To the senior about to graduate from Harvard, there must always come a realization of the invaluable advantages he has received while he was in college from the hands of men who have gone before him and left behind them for the benefit of any who should come after rich legacies in the shape of knowledge, buildings, books, or money to provide for the furthering of education. These are advantages which have been left by the generosity of former generations of men who have given what they had unquestioningly to the coming set of young men of whom they knew nothing. They gave it to their Alma Mater as a token of their appreciation of the priceless gifts they had received from her hands, and in a knowledge that what they gave would help some unknown person in the future over the same difficulties over which they themselves had been helped. One cannot go through Harvard with his eyes open without realizing more and more this priceless debt that he owes to those who have gone before him.
And the man to whom a realization of this debt of gratitude is brought home, begins to wonder how he can ever repay this obligation. If he went to the previous generation of men from whom part of his benefits had come, and if he should ask them what he should do even to begin to pay back all he owes, they would tell him not to consider the debt as standing against them, but to transfer it with interest to the generation about to come after. Most men are not in a position where they can give very much at once to their successors in college; they have to content themselves with the thought that the time will come later when they shall be able to add to the richness of Harvard. But a little every man can do even before he steps out of the college. He can give his books, or some of them, to be used by coming classes.

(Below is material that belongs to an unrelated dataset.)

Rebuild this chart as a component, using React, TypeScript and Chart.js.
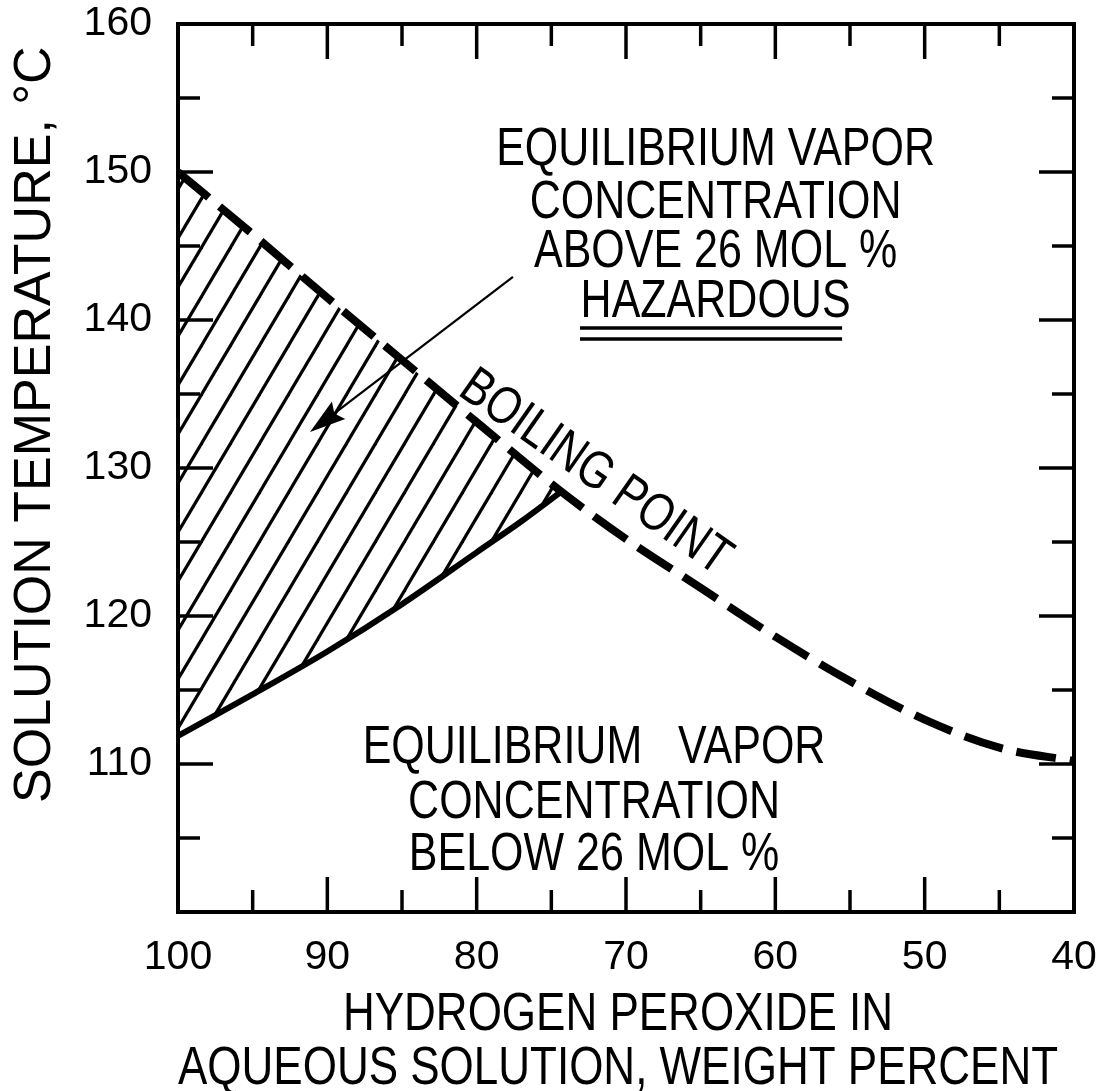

To the present college generation, the advantage of the free use of books can appeal, perhaps, more strongly than to any other set of men who have enjoyed the privileges of life at Harvard; for it was during the college course of the present upper classes that many of the class-room libraries were originated. The comfort of being able to use a library devoted solely to one subject, is felt the more strongly by those who have known what it is to be without these libraries. And, moreover, it is just the books which the graduating class can give to these libraries that are the books in greatest demand. Most men are apt to get the books which are most needed by them, and thus will be most needed by those who come after them, and the richer these class-room libraries can become in the very books which are most in demand, the greater will be the advantages of study offered to the Harvard students of the future.
But it should be understood that this leaving of one's book to the different libraries is only a way to begin the repayment of one's debt to the University. The other instalments should be scattered through all the rest of one's life.